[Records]
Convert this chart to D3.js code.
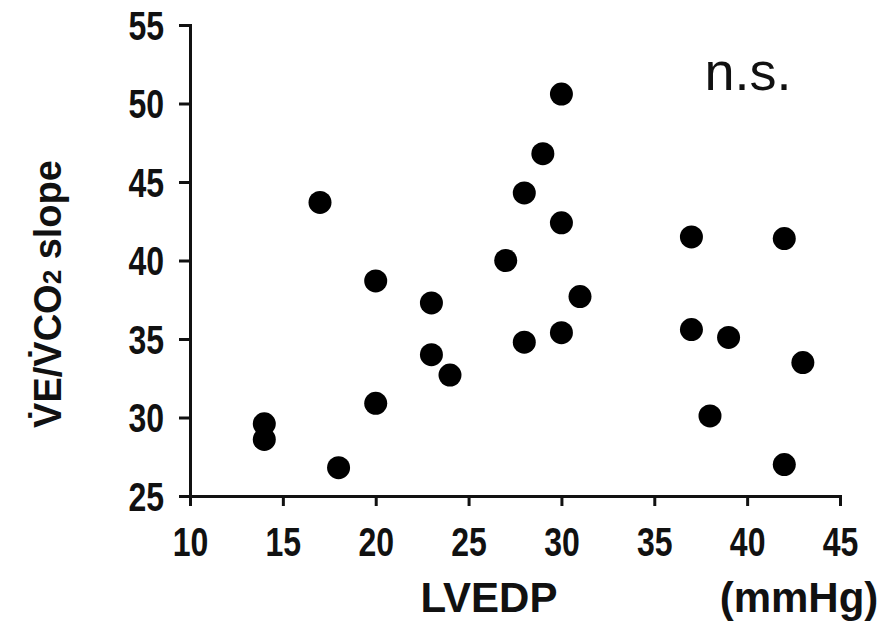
<!DOCTYPE html>
<html>
<head>
<meta charset="utf-8">
<script src="https://cdn.jsdelivr.net/npm/d3@7"></script>
<style>
  body { margin: 0; background: #fff; }
</style>
</head>
<body>
<svg id="mainFrame"></svg>
<script>
// LVEDP (mmHg) vs VE/VCO2 slope
const lvedp = [17, 20, 23, 23, 24, 20, 14, 14, 18, 30, 29, 28, 30, 27, 31, 30, 28, 37, 42, 37, 39, 43, 38, 42];
const slope = [43.7, 38.7, 37.3, 34.0, 32.7, 30.9, 29.6, 28.6, 26.8, 50.6, 46.8, 44.3, 42.4, 40.0, 37.7, 35.4, 34.8, 41.5, 41.4, 35.6, 35.1, 33.5, 30.1, 27.0];
const xTicks = [10, 15, 20, 25, 30, 35, 40, 45];
const yTicks = [25, 30, 35, 40, 45, 50, 55];

const width = 895, height = 629;
const font = "'Liberation Sans', Arial, sans-serif";
const squeeze = 0.8; // tick digits are condensed in the original

const points = lvedp.map((d, i) => ({ x: d, y: slope[i] }));

const x = d3.scaleLinear().domain([10, 45]).range([190, 840]);
const y = d3.scaleLinear().domain([25, 55]).range([496, 25]);

const svg = d3.select("#mainFrame")
    .attr("width", width)
    .attr("height", height);

const xAxis = svg.append("g")
    .attr("transform", `translate(0,${y(25)})`)
    .call(d3.axisBottom(x).tickValues(xTicks).tickSize(10).tickSizeOuter(10).tickPadding(22));

const yAxis = svg.append("g")
    .attr("transform", `translate(${x(10)},0)`)
    .call(d3.axisLeft(y).tickValues(yTicks).tickSize(11).tickSizeOuter(11).tickPadding(14));

[xAxis, yAxis].forEach(g => {
    g.select(".domain").attr("stroke", "#111").attr("stroke-width", 3);
    g.selectAll(".tick line").attr("stroke", "#111").attr("stroke-width", 3);
    g.selectAll(".tick text")
        .attr("fill", "#111")
        .attr("font-family", font)
        .attr("font-weight", "bold")
        .attr("font-size", 40)
        .attr("transform", `scale(${squeeze},1)`);
});
yAxis.selectAll(".tick text")
    .attr("dy", "0.36em")
    .attr("x", -26 / squeeze);

svg.append("g")
    .selectAll("circle")
    .data(points)
    .join("circle")
    .attr("cx", d => x(d.x))
    .attr("cy", d => y(d.y))
    .attr("r", 11.5)
    .attr("fill", "#000");

svg.append("text")
    .attr("x", 748)
    .attr("y", 90)
    .attr("text-anchor", "middle")
    .attr("font-family", font)
    .attr("font-size", 54)
    .attr("fill", "#111")
    .text("n.s.");

svg.append("text")
    .attr("x", 489)
    .attr("y", 612)
    .attr("text-anchor", "middle")
    .attr("font-family", font)
    .attr("font-weight", "bold")
    .attr("font-size", 42)
    .attr("fill", "#111")
    .text("LVEDP");

svg.append("text")
    .attr("x", 799)
    .attr("y", 612)
    .attr("text-anchor", "middle")
    .attr("font-family", font)
    .attr("font-weight", "bold")
    .attr("font-size", 42)
    .attr("fill", "#111")
    .text("(mmHg)");

const yTitle = svg.append("text")
    .attr("transform", "translate(61,294) rotate(-90)")
    .attr("text-anchor", "middle")
    .attr("font-family", font)
    .attr("font-weight", "bold")
    .attr("font-size", 38)
    .attr("fill", "#111");
yTitle.append("tspan").text("V\u0307E/V\u0307CO");
yTitle.append("tspan").attr("font-size", 26).text("2");
yTitle.append("tspan").text(" slope");
</script>
</body>
</html>
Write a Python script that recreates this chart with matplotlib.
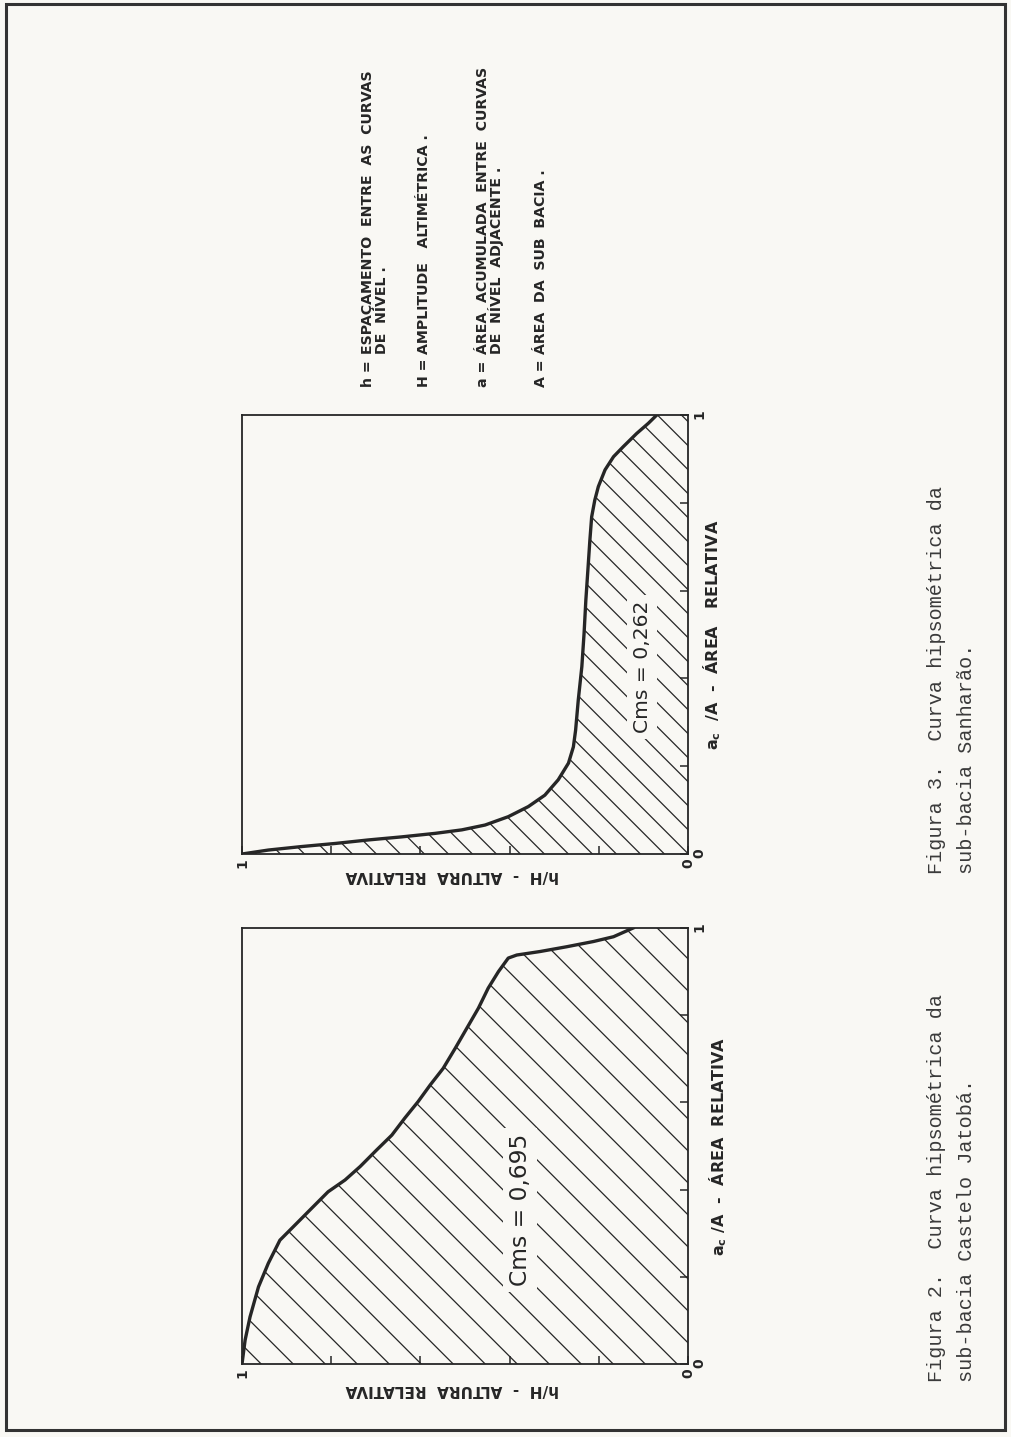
import numpy as np
import matplotlib.pyplot as plt
from matplotlib.patches import Polygon, Rectangle

# Figura 2 - sub-bacia Castelo Jatoba (area relativa a/A, altura relativa h/H)
area_cj = [0.0, 0.055, 0.108, 0.177, 0.231, 0.284, 0.323, 0.357, 0.395, 0.422,
           0.453, 0.491, 0.525, 0.564, 0.602, 0.640, 0.678, 0.724, 0.770, 0.816,
           0.862, 0.900, 0.931, 0.938, 0.946, 0.957, 0.969, 0.980, 1.0]
alt_cj = [1.0, 0.993, 0.982, 0.963, 0.941, 0.915, 0.877, 0.844, 0.807, 0.769,
          0.735, 0.698, 0.664, 0.635, 0.605, 0.578, 0.549, 0.522, 0.496, 0.470,
          0.448, 0.425, 0.403, 0.384, 0.332, 0.272, 0.212, 0.167, 0.123]
cms_cj = "Cms = 0,695"

# Figura 3 - sub-bacia Sanharao
area_sh = [0.0, 0.009, 0.017, 0.024, 0.032, 0.039, 0.047, 0.055, 0.066, 0.085,
           0.108, 0.134, 0.169, 0.207, 0.244, 0.282, 0.351, 0.427, 0.503, 0.579,
           0.654, 0.715, 0.768, 0.806, 0.837, 0.875, 0.905, 0.928, 0.958, 0.981, 1.0]
alt_sh = [1.0, 0.941, 0.866, 0.791, 0.717, 0.642, 0.567, 0.507, 0.455, 0.403,
          0.358, 0.321, 0.291, 0.268, 0.257, 0.252, 0.246, 0.238, 0.233, 0.229,
          0.224, 0.220, 0.216, 0.209, 0.201, 0.186, 0.167, 0.145, 0.115, 0.089, 0.070]
cms_sh = "Cms = 0,262"

ticks = [0, 0.2, 0.4, 0.6, 0.8, 1]
tick_labels = ['0', '', '', '', '', '1']

legenda = [("h =", ["ESPAÇAMENTO  ENTRE  AS  CURVAS", "DE  NÍVEL ."]),
           ("H =", ["AMPLITUDE   ALTIMÉTRICA ."]),
           ("a =", ["ÁREA  ACUMULADA  ENTRE  CURVAS", "DE  NÍVEL  ADJACENTE ."]),
           ("A =", ["ÁREA  DA  SUB  BACIA ."])]

leg_x = [372, 428, 487, 545]

cap2 = ["Figura 2.  Curva hipsométrica da", "sub-bacia Castelo Jatobá."]
cap3 = ["Figura 3.  Curva hipsométrica da", "sub-bacia Sanharão."]

paper = '#f9f8f4'
ink = '#262626'
W, H = 1011, 1437

fig = plt.figure(figsize=(W / 100, H / 100), dpi=100)
fig.patch.set_facecolor(paper)


def fx(x):
    return x / W


def fy(y):
    return 1 - y / H


def painel(x0, y0, x1, y1, area, alt, cms, cms_xy, cms_fs, passo,
           xlab, xlab_x, ylab_y):
    ax = fig.add_axes([fx(x0), fy(y1), (x1 - x0) / W, (y1 - y0) / H])
    ax.set_facecolor(paper)
    ax.set_xlim(1, 0)
    ax.set_ylim(0, 1)
    ax.plot(alt, area, color=ink, lw=2.4, solid_joinstyle='round', zorder=4)

    poly = Polygon(list(zip(alt, area)) + [(0, 1), (0, 0)], closed=True,
                   fc='none', ec='none')
    ax.add_patch(poly)
    # hachura manual (o hatch do matplotlib fica denso demais)
    wpx, hpx = x1 - x0, y1 - y0
    for c in np.arange(passo * 0.6, wpx + hpx, passo):
        ln, = ax.plot([c / wpx, (c - hpx) / wpx], [0, 1], transform=ax.transAxes,
                      color=ink, lw=0.9, zorder=3)
        ln.set_clip_path(poly)

    ax.set_xticks(ticks)
    ax.set_xticklabels(tick_labels, rotation=90, fontweight='bold')
    ax.yaxis.tick_right()
    ax.set_yticks(ticks)
    ax.set_yticklabels(tick_labels, rotation=90, fontweight='bold')
    ax.tick_params(direction='in', length=6, width=1.1, colors=ink,
                   labelsize=10, pad=3)
    for s in ax.spines.values():
        s.set_linewidth(1.3)
        s.set_color(ink)

    fig.text(fx(cms_xy[0]), fy(cms_xy[1]), cms, rotation=90, ha='center',
             va='center', fontsize=cms_fs, family='DejaVu Sans', color=ink,
             bbox=dict(fc=paper, ec='none', pad=4))
    fig.text(fx(xlab_x), fy((y0 + y1) / 2), xlab, rotation=90, ha='center',
             va='center', fontsize=11.5, fontweight='bold', family='DejaVu Sans',
             color=ink)
    fig.text(fx(452), fy(ylab_y), "h/H  -  ALTURA  RELATIVA", rotation=180,
             ha='center', va='center', fontsize=11, fontweight='bold',
             family='DejaVu Sans', color=ink)
    return ax


painel(242, 928, 688, 1364, area_cj, alt_cj, cms_cj, (520, 1210), 16.8, 32,
       r"$\mathbf{a_c}$ /A  -  ÁREA  RELATIVA", 718, 1390)
painel(242, 415, 688, 854, area_sh, alt_sh, cms_sh, (642, 667), 14.6, 24,
       r"$\mathbf{a_c}$  /A  -  ÁREA   RELATIVA", 712, 876)

# legenda (texto girado)
for (sim, linhas), x in zip(legenda, leg_x):
    fig.text(fx(x), fy(387), sim, rotation=90, rotation_mode='anchor',
             ha='left', va='baseline', fontsize=10.2, fontweight='bold',
             family='DejaVu Sans', color=ink)
    for i, t in enumerate(linhas):
        fig.text(fx(x + 14 * i), fy(354), t, rotation=90, rotation_mode='anchor',
                 ha='left', va='baseline', fontsize=10.2, fontweight='bold',
                 family='DejaVu Sans', color=ink)

# legendas das figuras
for linhas, y in [(cap2, 1382), (cap3, 874)]:
    for i, t in enumerate(linhas):
        fig.text(fx(937 + 30 * i), fy(y), t, rotation=90, rotation_mode='anchor',
                 ha='left', va='center', fontsize=14.5, family='Liberation Mono',
                 color='#3a3a3a')

# moldura da pagina
fig.add_artist(Rectangle((fx(6), fy(1430)), (1005 - 6) / W, (1430 - 4) / H,
                         transform=fig.transFigure, fill=False, lw=2.2, ec='#333333'))

fig.savefig('out.png', dpi=100, facecolor=paper)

TO DO —
Using the data above, set down each line from the line with "Write a Python" to the line with "tick_labels = ['0', '', '', '', '', '1']" exactly, both ends included, and leave the pictures behind. Nothing else belongs.

RESULT BELOW —
Write a Python script that recreates this chart with matplotlib.
import numpy as np
import matplotlib.pyplot as plt
from matplotlib.patches import Polygon, Rectangle

# Figura 2 - sub-bacia Castelo Jatoba (area relativa a/A, altura relativa h/H)
area_cj = [0.0, 0.055, 0.108, 0.177, 0.231, 0.284, 0.323, 0.357, 0.395, 0.422,
           0.453, 0.491, 0.525, 0.564, 0.602, 0.640, 0.678, 0.724, 0.770, 0.816,
           0.862, 0.900, 0.931, 0.938, 0.946, 0.957, 0.969, 0.980, 1.0]
alt_cj = [1.0, 0.993, 0.982, 0.963, 0.941, 0.915, 0.877, 0.844, 0.807, 0.769,
          0.735, 0.698, 0.664, 0.635, 0.605, 0.578, 0.549, 0.522, 0.496, 0.470,
          0.448, 0.425, 0.403, 0.384, 0.332, 0.272, 0.212, 0.167, 0.123]
cms_cj = "Cms = 0,695"

# Figura 3 - sub-bacia Sanharao
area_sh = [0.0, 0.009, 0.017, 0.024, 0.032, 0.039, 0.047, 0.055, 0.066, 0.085,
           0.108, 0.134, 0.169, 0.207, 0.244, 0.282, 0.351, 0.427, 0.503, 0.579,
           0.654, 0.715, 0.768, 0.806, 0.837, 0.875, 0.905, 0.928, 0.958, 0.981, 1.0]
alt_sh = [1.0, 0.941, 0.866, 0.791, 0.717, 0.642, 0.567, 0.507, 0.455, 0.403,
          0.358, 0.321, 0.291, 0.268, 0.257, 0.252, 0.246, 0.238, 0.233, 0.229,
          0.224, 0.220, 0.216, 0.209, 0.201, 0.186, 0.167, 0.145, 0.115, 0.089, 0.070]
cms_sh = "Cms = 0,262"

ticks = [0, 0.2, 0.4, 0.6, 0.8, 1]
tick_labels = ['0', '', '', '', '', '1']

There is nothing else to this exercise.